THE REQUEST: Transcribe every line exactly. Leave the pictures behind.

MATERIAL:
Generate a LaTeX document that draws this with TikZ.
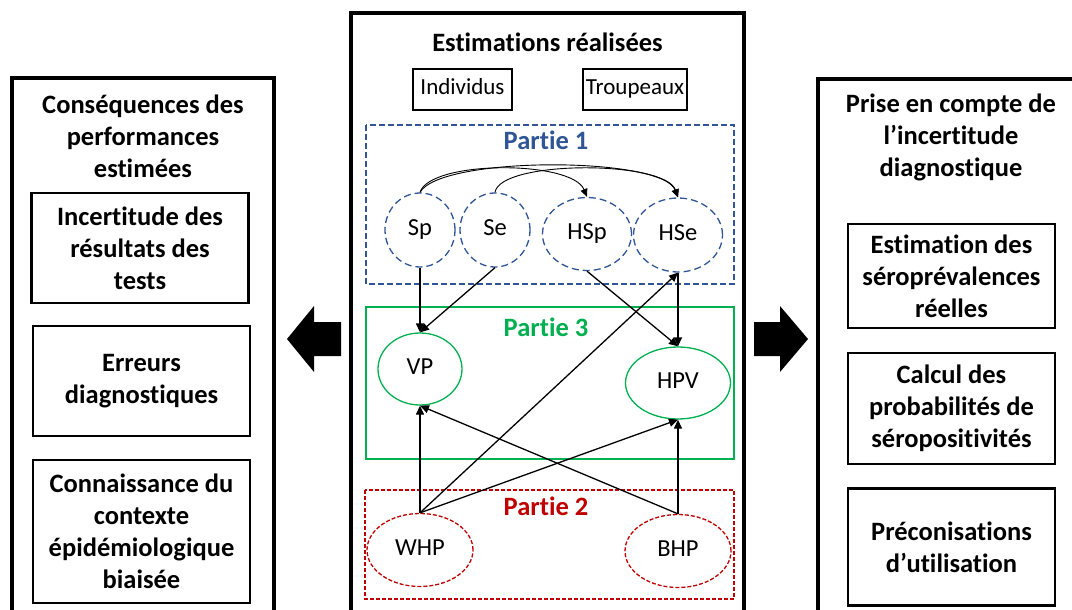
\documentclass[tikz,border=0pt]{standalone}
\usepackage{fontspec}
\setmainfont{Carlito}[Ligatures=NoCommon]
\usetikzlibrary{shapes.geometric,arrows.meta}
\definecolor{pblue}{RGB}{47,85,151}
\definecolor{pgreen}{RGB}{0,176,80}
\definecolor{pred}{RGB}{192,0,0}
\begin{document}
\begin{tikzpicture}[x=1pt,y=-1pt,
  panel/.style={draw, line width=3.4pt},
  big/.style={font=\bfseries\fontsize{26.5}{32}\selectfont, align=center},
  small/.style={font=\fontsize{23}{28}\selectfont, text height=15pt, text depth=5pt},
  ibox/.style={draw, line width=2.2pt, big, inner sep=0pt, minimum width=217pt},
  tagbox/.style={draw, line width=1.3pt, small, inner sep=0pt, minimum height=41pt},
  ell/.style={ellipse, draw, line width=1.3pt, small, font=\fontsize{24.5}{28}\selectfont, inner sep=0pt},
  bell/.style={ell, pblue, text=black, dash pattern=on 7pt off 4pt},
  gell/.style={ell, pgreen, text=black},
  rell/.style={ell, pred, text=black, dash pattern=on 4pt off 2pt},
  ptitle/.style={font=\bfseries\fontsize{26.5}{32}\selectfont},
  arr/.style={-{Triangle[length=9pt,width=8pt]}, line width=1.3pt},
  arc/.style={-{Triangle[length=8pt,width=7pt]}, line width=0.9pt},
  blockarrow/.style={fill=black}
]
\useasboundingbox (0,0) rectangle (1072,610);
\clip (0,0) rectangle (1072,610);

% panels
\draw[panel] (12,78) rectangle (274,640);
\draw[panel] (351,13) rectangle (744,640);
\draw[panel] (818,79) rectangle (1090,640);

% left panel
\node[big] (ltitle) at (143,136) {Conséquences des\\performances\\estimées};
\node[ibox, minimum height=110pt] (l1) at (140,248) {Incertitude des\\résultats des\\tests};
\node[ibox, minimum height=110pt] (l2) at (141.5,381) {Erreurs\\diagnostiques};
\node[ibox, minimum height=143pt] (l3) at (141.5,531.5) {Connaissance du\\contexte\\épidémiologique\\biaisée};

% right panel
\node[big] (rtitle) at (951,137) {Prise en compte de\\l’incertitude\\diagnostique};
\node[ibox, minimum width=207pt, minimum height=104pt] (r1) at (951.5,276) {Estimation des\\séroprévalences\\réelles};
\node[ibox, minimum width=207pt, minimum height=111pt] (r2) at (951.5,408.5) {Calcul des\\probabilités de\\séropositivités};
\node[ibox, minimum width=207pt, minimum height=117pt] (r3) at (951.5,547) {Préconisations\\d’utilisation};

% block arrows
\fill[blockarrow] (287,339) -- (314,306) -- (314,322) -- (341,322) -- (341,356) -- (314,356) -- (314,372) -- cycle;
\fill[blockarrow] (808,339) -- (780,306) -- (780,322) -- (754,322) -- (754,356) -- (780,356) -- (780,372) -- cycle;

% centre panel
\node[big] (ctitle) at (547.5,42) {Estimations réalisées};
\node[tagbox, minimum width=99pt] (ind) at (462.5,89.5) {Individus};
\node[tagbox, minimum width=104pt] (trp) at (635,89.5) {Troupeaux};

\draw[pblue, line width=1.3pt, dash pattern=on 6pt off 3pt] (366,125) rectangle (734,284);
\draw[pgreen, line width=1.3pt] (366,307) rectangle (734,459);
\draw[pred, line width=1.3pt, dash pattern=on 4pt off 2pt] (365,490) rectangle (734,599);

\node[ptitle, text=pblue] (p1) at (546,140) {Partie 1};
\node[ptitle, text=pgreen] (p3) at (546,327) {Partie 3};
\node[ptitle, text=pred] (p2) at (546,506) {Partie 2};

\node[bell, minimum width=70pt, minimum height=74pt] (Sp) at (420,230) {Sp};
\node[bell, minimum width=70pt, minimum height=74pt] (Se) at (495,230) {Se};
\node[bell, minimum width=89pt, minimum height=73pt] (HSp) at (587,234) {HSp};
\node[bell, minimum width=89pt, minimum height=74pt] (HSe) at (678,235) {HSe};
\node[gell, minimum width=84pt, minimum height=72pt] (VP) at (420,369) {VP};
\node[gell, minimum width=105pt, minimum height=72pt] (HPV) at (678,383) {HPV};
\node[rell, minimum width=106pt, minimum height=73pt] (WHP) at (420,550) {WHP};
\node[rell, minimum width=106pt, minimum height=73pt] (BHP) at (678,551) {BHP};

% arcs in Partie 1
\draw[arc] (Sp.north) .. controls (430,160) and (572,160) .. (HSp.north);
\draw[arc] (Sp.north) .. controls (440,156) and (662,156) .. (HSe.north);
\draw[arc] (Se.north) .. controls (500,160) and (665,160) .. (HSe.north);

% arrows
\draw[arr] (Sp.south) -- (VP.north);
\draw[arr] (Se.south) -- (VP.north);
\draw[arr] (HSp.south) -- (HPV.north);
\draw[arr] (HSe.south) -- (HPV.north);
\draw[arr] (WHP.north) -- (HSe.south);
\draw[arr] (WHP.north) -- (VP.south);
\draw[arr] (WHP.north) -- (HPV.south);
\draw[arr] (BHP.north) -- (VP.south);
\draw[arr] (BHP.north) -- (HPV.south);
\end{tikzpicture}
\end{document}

FINISHED EXERCISE:
Generate a LaTeX document that draws this with TikZ.
\documentclass[tikz,border=0pt]{standalone}
\usepackage{fontspec}
\setmainfont{Carlito}[Ligatures=NoCommon]
\usetikzlibrary{shapes.geometric,arrows.meta}
\definecolor{pblue}{RGB}{47,85,151}
\definecolor{pgreen}{RGB}{0,176,80}
\definecolor{pred}{RGB}{192,0,0}
\begin{document}
\begin{tikzpicture}[x=1pt,y=-1pt,
  panel/.style={draw, line width=3.4pt},
  big/.style={font=\bfseries\fontsize{26.5}{32}\selectfont, align=center},
  small/.style={font=\fontsize{23}{28}\selectfont, text height=15pt, text depth=5pt},
  ibox/.style={draw, line width=2.2pt, big, inner sep=0pt, minimum width=217pt},
  tagbox/.style={draw, line width=1.3pt, small, inner sep=0pt, minimum height=41pt},
  ell/.style={ellipse, draw, line width=1.3pt, small, font=\fontsize{24.5}{28}\selectfont, inner sep=0pt},
  bell/.style={ell, pblue, text=black, dash pattern=on 7pt off 4pt},
  gell/.style={ell, pgreen, text=black},
  rell/.style={ell, pred, text=black, dash pattern=on 4pt off 2pt},
  ptitle/.style={font=\bfseries\fontsize{26.5}{32}\selectfont},
  arr/.style={-{Triangle[length=9pt,width=8pt]}, line width=1.3pt},
  arc/.style={-{Triangle[length=8pt,width=7pt]}, line width=0.9pt},
  blockarrow/.style={fill=black}
]
\useasboundingbox (0,0) rectangle (1072,610);
\clip (0,0) rectangle (1072,610);

% panels
\draw[panel] (12,78) rectangle (274,640);
\draw[panel] (351,13) rectangle (744,640);
\draw[panel] (818,79) rectangle (1090,640);

% left panel
\node[big] (ltitle) at (143,136) {Conséquences des\\performances\\estimées};
\node[ibox, minimum height=110pt] (l1) at (140,248) {Incertitude des\\résultats des\\tests};
\node[ibox, minimum height=110pt] (l2) at (141.5,381) {Erreurs\\diagnostiques};
\node[ibox, minimum height=143pt] (l3) at (141.5,531.5) {Connaissance du\\contexte\\épidémiologique\\biaisée};

% right panel
\node[big] (rtitle) at (951,137) {Prise en compte de\\l’incertitude\\diagnostique};
\node[ibox, minimum width=207pt, minimum height=104pt] (r1) at (951.5,276) {Estimation des\\séroprévalences\\réelles};
\node[ibox, minimum width=207pt, minimum height=111pt] (r2) at (951.5,408.5) {Calcul des\\probabilités de\\séropositivités};
\node[ibox, minimum width=207pt, minimum height=117pt] (r3) at (951.5,547) {Préconisations\\d’utilisation};

% block arrows
\fill[blockarrow] (287,339) -- (314,306) -- (314,322) -- (341,322) -- (341,356) -- (314,356) -- (314,372) -- cycle;
\fill[blockarrow] (808,339) -- (780,306) -- (780,322) -- (754,322) -- (754,356) -- (780,356) -- (780,372) -- cycle;

% centre panel
\node[big] (ctitle) at (547.5,42) {Estimations réalisées};
\node[tagbox, minimum width=99pt] (ind) at (462.5,89.5) {Individus};
\node[tagbox, minimum width=104pt] (trp) at (635,89.5) {Troupeaux};

\draw[pblue, line width=1.3pt, dash pattern=on 6pt off 3pt] (366,125) rectangle (734,284);
\draw[pgreen, line width=1.3pt] (366,307) rectangle (734,459);
\draw[pred, line width=1.3pt, dash pattern=on 4pt off 2pt] (365,490) rectangle (734,599);

\node[ptitle, text=pblue] (p1) at (546,140) {Partie 1};
\node[ptitle, text=pgreen] (p3) at (546,327) {Partie 3};
\node[ptitle, text=pred] (p2) at (546,506) {Partie 2};

\node[bell, minimum width=70pt, minimum height=74pt] (Sp) at (420,230) {Sp};
\node[bell, minimum width=70pt, minimum height=74pt] (Se) at (495,230) {Se};
\node[bell, minimum width=89pt, minimum height=73pt] (HSp) at (587,234) {HSp};
\node[bell, minimum width=89pt, minimum height=74pt] (HSe) at (678,235) {HSe};
\node[gell, minimum width=84pt, minimum height=72pt] (VP) at (420,369) {VP};
\node[gell, minimum width=105pt, minimum height=72pt] (HPV) at (678,383) {HPV};
\node[rell, minimum width=106pt, minimum height=73pt] (WHP) at (420,550) {WHP};
\node[rell, minimum width=106pt, minimum height=73pt] (BHP) at (678,551) {BHP};

% arcs in Partie 1
\draw[arc] (Sp.north) .. controls (430,160) and (572,160) .. (HSp.north);
\draw[arc] (Sp.north) .. controls (440,156) and (662,156) .. (HSe.north);
\draw[arc] (Se.north) .. controls (500,160) and (665,160) .. (HSe.north);

% arrows
\draw[arr] (Sp.south) -- (VP.north);
\draw[arr] (Se.south) -- (VP.north);
\draw[arr] (HSp.south) -- (HPV.north);
\draw[arr] (HSe.south) -- (HPV.north);
\draw[arr] (WHP.north) -- (HSe.south);
\draw[arr] (WHP.north) -- (VP.south);
\draw[arr] (WHP.north) -- (HPV.south);
\draw[arr] (BHP.north) -- (VP.south);
\draw[arr] (BHP.north) -- (HPV.south);
\end{tikzpicture}
\end{document}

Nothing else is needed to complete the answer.